Italian rider Vittoria Panizzon (Merlot’s Magic), Kitty King (Persimmon), Pippa Funnell (Second Supreme), the USA’s Phillip Dutton (Fernhill Cubalawn) and Kiwi Jock Paget (Shady Grey) complete an international top 10.
Funnell currently holds the record of four Blenheim CCI wins, compared to Fox-Pitt’s three, although he has also won the CIC 8 and 9 year old Championship class twice in recent years.
Wills Oakden, 16th on Greystone Midnight Melody, is currently the highest placed British rider under 25, in contention for the Horse Trials Support Group’s £500 prize.
Fifty-five of the 74 cross-country starters completed with 37 clear rounds on a day when the beautiful park at Blenheim looked at its best and the footing, prepared by course-builder David Evans, was perfect.
Course-designer Eric Winter declared: “I’m really pleased – we had 50% clear which would be my ideal statistic and is slightly more than last year, and I predicted nine inside the time, so eight would be about right.
“Faults were well spread and there weren’t any bogey fences. The fences I thought would be difficult were – the rail-ditch-rail at 20 [Hope Valley Wooded Hollow] and the Abingdon & Witney College Bar and Corner at 11, which David Evans reckons that fence is past its sell-by date, so we’re going to invite William to the burning process!”
This was a reference to William Fox-Pitt not only nearly falling at fence 11 on Freddie Mac but also having run-outs there on his other rides, Seacookie, the 2012 winner, and last year’s CIC winner Fernhill Pimms, both of whom he retired.

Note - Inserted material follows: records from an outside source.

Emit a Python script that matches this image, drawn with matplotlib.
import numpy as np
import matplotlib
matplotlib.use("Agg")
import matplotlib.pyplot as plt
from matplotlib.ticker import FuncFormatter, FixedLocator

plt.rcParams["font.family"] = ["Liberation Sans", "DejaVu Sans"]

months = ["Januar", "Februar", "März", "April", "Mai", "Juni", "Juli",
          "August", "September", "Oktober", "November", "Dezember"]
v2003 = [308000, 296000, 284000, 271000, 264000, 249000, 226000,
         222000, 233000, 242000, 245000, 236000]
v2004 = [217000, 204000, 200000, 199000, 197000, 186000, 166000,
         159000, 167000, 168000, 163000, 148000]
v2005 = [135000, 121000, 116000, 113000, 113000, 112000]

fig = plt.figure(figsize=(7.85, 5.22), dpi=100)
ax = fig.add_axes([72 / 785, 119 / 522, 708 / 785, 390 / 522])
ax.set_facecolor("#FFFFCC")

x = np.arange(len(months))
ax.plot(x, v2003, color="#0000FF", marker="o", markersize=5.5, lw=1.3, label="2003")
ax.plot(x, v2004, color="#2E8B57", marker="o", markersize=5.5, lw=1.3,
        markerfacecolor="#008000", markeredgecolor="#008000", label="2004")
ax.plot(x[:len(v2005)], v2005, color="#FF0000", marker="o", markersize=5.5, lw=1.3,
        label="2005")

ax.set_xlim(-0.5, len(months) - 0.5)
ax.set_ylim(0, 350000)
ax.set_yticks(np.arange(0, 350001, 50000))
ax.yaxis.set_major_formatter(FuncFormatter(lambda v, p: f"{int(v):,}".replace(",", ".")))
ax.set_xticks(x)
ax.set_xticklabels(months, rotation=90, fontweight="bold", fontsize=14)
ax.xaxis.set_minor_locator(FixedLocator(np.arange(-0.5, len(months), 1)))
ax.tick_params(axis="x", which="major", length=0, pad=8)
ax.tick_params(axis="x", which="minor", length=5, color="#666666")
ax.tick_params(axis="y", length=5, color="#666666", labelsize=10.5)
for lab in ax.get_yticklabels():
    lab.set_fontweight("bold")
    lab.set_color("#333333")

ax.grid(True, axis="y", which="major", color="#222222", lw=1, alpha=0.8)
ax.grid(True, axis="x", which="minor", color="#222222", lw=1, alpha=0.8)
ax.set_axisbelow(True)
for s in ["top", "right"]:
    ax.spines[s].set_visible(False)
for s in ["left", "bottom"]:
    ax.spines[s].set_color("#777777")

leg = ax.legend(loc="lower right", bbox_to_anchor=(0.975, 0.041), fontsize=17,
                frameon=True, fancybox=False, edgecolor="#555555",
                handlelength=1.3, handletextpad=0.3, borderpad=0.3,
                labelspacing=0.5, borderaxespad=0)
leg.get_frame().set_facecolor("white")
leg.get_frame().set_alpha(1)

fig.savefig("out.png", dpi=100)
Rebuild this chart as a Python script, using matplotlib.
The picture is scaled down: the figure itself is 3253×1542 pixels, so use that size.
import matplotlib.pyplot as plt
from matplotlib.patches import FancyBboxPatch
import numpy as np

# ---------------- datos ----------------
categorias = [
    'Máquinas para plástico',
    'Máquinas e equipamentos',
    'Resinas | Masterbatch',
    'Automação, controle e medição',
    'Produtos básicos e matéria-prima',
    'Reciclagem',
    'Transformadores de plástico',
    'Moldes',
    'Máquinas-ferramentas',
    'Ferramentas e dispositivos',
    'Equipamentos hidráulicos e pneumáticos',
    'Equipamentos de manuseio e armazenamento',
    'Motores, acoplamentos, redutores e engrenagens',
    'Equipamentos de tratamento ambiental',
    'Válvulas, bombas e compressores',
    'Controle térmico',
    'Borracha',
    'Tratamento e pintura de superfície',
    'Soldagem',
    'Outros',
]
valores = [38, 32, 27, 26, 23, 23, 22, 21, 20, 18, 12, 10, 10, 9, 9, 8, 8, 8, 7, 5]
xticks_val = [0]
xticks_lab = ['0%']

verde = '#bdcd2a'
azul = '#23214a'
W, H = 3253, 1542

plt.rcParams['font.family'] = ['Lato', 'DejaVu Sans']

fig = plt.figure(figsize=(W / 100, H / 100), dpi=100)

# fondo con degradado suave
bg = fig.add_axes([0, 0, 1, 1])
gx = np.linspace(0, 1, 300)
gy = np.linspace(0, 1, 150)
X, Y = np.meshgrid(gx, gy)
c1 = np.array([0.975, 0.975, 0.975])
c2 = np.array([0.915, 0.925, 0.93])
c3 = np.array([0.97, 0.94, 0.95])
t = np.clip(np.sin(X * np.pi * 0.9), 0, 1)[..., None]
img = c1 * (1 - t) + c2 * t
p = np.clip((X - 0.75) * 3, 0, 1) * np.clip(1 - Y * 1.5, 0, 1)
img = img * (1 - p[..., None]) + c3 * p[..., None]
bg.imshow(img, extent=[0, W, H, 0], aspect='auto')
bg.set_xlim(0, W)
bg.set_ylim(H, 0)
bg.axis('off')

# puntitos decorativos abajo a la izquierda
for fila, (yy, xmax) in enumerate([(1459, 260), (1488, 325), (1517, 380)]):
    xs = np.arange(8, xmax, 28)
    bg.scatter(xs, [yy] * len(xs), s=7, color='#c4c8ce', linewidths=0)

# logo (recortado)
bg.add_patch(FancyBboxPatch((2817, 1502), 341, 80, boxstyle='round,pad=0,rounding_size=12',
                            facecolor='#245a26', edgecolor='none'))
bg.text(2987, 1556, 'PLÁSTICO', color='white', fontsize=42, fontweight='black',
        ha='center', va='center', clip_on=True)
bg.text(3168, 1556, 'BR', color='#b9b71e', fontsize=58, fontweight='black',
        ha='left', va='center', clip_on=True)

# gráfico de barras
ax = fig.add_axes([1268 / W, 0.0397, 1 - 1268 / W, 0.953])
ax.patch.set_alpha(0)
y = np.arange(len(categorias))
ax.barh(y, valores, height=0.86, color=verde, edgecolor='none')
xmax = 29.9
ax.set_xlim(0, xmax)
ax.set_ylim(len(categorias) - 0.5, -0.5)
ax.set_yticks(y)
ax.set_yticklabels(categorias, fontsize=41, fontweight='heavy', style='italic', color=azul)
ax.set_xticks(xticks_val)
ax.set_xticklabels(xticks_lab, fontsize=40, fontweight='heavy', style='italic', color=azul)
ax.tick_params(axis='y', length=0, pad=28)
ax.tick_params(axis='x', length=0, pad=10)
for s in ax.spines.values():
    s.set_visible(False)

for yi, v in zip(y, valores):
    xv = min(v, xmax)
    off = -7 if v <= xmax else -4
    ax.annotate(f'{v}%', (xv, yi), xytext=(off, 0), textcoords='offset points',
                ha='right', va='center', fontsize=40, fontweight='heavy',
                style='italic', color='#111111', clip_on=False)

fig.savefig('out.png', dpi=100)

• Dutch rider Tim Lips and Bayro lead on 39.3 after the dressage and jumping phases of the CIC3* for eight and nine-year-old horses, with the cross-country getting under way on Sunday morning.
Dressage leader, Australia’s Sam Griffiths, had seven faults to relinquish his lead, and is now on 43.6, just behind New Zealand’s Jonelle Price and Faerie Dianimo with 43.2.
Three riders are in fourth equal spot on 44,4 penalties; Australia’s Kevin McNab (Casperelli) New Zealand’s Jock Paget (Clifton Signature), and Britain’s Oliver Townend (Cooley Master Class).